Who's running the Mets: management or the players?


You don’t expect to lose 23-5 in a game that Noah Syndergaard starts, but that’s far from the worst news in a depressing, disastrous day for the New York Mets: Syndergaard left in the second inning after grimacing on back-to-back pitches to Bryce Harper, grabbing under his arm after the second pitch. The Mets called it a possible lat strain and announced that Syndergaard will have an MRI on Monday.

This comes after health issues had popped up with Syndergaard a few days ago. The Mets pushed back his scheduled start Thursday after he had been unable to lift his right arm above his shoulder just a couple of days before that. It was explained that Syndergaard had a sore biceps and tired arm. That led to Sunday’s outing, with one headline before the game reading, “Mets face more injury drama as Noah Syndergaard refuses MRI, plans to start Sunday.”

“It’s a little thing right now, but we definitely don’t want to turn it into a big thing,” Syndergaard had said after missing his start Thursday. Syndergaard hit 100 mph in the first inning against the Nationals, certainly a sign he seemed OK, but he also gave up five runs in the inning. Maybe it was just bad luck as he gave up three ground ball singles (along with two line-drive hits) around a four-pitch walk to Harper. In the second inning, Syndergaard got Jayson Werth to line out, and then on a 1-1, 98 mph fastball to Harper he visibly grimaced in a pain after the follow-through on his delivery. His next pitch was a changeup, he grabbed under his arm and left the game after a visit from manager Terry Collins and trainer Ray Ramirez.

Pitchers always deal with sore arms and dead arms, but it does seem a little strange that a pitcher who couldn’t lift his arm above his shoulder was allowed to pitch just a few days later, especially a pitcher as important to the Mets as Syndergaard. You also wonder why Collins or Ramirez didn’t visit Syndergaard after the first pitch to Harper that left him grimacing. As for refusing the MRI a few days ago, maybe Yankees analyst David Cone said it best about Syndergaard on the YES Network: “He’s not a very good doctor.”

Look, until we get the full report from the Mets, we don’t know what happened. It’s possible that, if this injury is a lat strain, it had nothing to do with his sore biceps and tired arm and was just an oddly timed coincidence. There’s no denying, however, that the Mets look bad here, a case where the inmates appear to be running the asylum.

After Thursday’s communication breakdown in which Matt Harvey didn’t know he was going to start until a couple of hours before the game, a day after he had lifted weights that he said left him tired during his game, Collins had seemed to indicate the team needed to preach caution with Syndergaard. “It’s quite obvious we cannot take a chance on him,” he told reporters, “hurting this guy, especially when you’re talking about anything that runs into the shoulder to where he changes his delivery and other things happen.”

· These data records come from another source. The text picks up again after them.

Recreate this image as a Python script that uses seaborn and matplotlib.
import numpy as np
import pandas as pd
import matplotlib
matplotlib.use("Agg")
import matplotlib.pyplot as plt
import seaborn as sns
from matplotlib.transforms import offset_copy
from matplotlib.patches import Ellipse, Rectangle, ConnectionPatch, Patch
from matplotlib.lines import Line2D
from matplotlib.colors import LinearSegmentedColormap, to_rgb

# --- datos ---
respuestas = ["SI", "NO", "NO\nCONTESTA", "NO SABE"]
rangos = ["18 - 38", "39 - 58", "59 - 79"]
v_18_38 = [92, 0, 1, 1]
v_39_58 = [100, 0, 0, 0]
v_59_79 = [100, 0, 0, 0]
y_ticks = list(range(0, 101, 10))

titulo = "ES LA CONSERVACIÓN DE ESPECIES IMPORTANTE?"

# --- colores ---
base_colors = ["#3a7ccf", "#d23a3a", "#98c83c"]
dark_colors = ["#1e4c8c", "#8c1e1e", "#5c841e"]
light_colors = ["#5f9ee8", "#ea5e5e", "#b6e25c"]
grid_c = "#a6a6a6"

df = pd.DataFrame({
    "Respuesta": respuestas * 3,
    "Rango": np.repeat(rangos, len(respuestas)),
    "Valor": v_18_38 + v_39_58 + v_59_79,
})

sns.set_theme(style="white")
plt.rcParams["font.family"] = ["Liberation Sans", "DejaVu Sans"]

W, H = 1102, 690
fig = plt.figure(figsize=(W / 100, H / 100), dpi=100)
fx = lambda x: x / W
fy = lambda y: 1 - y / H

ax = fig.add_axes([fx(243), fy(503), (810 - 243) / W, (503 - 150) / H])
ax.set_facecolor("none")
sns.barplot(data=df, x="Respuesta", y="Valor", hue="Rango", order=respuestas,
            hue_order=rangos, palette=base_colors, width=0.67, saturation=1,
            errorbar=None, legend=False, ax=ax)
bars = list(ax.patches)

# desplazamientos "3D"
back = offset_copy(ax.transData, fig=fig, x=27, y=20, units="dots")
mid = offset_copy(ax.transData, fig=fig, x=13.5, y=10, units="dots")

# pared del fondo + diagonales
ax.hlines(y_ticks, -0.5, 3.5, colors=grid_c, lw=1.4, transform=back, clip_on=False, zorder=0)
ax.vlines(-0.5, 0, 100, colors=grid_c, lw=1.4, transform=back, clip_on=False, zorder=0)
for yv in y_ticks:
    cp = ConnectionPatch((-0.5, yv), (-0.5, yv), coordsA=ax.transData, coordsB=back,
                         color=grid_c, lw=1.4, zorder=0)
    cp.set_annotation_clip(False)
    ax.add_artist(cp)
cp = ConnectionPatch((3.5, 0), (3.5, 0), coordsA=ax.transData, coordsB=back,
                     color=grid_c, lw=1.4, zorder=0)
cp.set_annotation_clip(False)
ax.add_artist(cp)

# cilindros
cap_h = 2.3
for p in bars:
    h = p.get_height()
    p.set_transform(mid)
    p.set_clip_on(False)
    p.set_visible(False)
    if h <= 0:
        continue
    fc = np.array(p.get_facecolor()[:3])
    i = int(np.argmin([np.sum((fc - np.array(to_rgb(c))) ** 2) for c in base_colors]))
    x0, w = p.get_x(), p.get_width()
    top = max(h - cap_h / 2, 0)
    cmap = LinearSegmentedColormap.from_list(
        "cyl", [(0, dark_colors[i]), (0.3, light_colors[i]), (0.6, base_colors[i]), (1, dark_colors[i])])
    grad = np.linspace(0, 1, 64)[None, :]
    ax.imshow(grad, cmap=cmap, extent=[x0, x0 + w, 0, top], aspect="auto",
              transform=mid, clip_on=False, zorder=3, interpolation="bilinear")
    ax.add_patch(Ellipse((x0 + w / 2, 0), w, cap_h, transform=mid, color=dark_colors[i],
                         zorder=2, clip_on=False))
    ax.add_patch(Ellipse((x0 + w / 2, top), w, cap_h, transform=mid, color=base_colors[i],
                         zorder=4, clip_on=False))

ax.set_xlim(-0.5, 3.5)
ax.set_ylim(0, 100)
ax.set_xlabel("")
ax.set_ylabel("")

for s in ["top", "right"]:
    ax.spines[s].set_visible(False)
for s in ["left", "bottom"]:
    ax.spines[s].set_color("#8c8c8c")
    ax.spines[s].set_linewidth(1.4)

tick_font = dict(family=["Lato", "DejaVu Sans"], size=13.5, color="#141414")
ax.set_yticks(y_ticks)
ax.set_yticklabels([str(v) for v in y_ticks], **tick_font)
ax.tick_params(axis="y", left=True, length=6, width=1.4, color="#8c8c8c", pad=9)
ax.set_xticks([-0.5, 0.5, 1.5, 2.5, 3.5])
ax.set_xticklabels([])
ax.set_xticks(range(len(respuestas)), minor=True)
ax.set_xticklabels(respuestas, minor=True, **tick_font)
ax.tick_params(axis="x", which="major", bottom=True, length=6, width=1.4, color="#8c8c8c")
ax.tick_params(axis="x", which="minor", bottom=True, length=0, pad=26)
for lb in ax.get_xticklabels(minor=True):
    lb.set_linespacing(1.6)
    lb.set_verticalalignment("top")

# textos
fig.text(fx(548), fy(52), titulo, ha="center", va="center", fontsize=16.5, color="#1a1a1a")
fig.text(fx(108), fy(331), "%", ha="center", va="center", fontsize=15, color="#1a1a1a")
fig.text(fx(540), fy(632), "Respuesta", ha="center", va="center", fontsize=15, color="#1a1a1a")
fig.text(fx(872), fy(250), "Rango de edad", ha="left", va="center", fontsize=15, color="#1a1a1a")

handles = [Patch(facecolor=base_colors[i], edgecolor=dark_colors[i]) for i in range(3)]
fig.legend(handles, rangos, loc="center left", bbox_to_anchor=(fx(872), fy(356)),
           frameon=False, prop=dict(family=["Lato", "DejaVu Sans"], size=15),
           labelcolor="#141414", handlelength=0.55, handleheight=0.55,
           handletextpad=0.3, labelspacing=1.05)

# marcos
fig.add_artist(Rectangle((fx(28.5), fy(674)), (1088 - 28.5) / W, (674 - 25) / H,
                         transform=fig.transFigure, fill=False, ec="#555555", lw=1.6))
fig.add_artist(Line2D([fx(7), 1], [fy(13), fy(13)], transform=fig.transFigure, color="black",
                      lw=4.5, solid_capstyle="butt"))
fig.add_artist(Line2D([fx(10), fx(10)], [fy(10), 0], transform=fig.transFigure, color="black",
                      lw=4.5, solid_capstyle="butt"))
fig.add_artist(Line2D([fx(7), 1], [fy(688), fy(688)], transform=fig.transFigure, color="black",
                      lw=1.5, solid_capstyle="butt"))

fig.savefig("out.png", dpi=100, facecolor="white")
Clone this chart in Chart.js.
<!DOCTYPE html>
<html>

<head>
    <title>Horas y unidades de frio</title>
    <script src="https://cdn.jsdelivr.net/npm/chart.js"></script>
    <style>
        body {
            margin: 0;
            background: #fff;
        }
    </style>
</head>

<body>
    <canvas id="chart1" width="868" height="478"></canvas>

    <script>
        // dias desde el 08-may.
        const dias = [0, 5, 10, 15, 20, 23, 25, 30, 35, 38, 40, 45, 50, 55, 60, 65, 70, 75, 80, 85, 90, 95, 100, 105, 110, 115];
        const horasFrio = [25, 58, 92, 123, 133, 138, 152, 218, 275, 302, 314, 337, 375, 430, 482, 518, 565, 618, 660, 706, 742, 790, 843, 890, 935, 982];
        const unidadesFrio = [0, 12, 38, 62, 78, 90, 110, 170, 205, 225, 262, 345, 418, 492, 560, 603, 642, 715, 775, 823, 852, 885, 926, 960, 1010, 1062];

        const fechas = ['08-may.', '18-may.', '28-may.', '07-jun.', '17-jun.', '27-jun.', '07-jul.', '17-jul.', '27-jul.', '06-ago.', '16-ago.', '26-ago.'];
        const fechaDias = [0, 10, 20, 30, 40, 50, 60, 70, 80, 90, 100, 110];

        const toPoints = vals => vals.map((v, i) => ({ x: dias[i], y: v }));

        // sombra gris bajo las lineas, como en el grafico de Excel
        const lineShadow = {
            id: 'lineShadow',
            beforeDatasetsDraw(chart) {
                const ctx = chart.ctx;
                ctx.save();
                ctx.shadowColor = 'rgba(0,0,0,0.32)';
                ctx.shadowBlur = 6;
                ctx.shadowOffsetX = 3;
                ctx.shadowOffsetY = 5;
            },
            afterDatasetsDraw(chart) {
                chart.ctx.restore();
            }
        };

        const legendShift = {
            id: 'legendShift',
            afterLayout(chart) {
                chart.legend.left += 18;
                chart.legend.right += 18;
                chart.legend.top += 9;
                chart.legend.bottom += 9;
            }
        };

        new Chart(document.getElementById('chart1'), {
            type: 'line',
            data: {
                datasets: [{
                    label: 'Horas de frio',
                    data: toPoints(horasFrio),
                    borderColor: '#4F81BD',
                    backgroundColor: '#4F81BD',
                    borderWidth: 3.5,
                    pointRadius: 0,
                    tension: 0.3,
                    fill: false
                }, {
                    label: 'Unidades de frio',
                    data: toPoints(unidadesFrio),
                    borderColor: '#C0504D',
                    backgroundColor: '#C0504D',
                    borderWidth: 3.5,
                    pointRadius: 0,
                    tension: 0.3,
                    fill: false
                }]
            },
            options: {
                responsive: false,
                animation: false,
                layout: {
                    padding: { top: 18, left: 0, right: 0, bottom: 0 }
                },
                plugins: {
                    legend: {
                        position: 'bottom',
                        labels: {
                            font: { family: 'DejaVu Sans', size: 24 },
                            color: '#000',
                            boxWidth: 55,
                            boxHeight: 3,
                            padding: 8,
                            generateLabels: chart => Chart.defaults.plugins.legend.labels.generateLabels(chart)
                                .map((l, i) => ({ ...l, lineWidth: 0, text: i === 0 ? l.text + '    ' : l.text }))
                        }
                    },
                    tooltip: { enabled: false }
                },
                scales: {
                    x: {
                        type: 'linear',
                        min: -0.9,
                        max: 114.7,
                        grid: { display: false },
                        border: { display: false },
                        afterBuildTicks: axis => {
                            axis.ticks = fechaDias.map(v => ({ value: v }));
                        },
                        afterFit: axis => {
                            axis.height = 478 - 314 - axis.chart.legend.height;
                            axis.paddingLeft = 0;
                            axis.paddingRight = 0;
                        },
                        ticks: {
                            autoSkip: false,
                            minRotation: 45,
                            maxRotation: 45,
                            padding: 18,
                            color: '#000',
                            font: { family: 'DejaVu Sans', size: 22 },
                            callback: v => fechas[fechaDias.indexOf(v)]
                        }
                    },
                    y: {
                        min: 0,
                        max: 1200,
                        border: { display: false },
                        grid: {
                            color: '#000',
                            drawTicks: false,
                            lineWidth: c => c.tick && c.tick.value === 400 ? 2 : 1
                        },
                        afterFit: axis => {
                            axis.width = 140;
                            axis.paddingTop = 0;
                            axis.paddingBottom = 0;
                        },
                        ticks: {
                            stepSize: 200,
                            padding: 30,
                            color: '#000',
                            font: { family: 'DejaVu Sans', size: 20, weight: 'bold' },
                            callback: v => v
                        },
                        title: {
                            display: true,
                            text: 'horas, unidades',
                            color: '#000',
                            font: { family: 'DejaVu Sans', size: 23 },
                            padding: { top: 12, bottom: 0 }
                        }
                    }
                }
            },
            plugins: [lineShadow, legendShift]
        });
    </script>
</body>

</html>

Remember, this happened after Yoenis Cespedes injured his hamstring Thursday, landing him on the DL. Cespedes had just sat five days and missed three games because of a sore hamstring, played Wednesday and then injured himself again. Cespedes had passed all the tests the training staff administered, but Collins blew up after that game, saying, “You can write all you want [that] we should have put him on the DL. Well, we didn’t. He didn’t think it was necessary and thought he was going to able to play. Now he’s going to be out for a while.”

The key words there seem he didn’t think it was necessary. Just like Syndergaard refused an MRI. Again, maybe it’s just some really bad timing for the Mets, but this is why players need to be protected from themselves. Of course Cespedes wanted to play; the Mets were reeling and he knows what he means to the lineup. Of course Syndergaard wanted to pitch; he’s young and untouchable and the Mets had a chance to sweep their biggest rival after entering the series having lost nine of 10. Young men full of testosterone want to drive fast; you have to tell them to slow down. The Mets didn’t do that.

After Thursday, the Mets’ season seemed to be reeling out of control. Then came those wins on Friday and Saturday over the Nationals, and things seemed less gloomy. Now we have to wait and see on Syndergaard’s health and wait and see how Collins and the front office explain how they let this happen.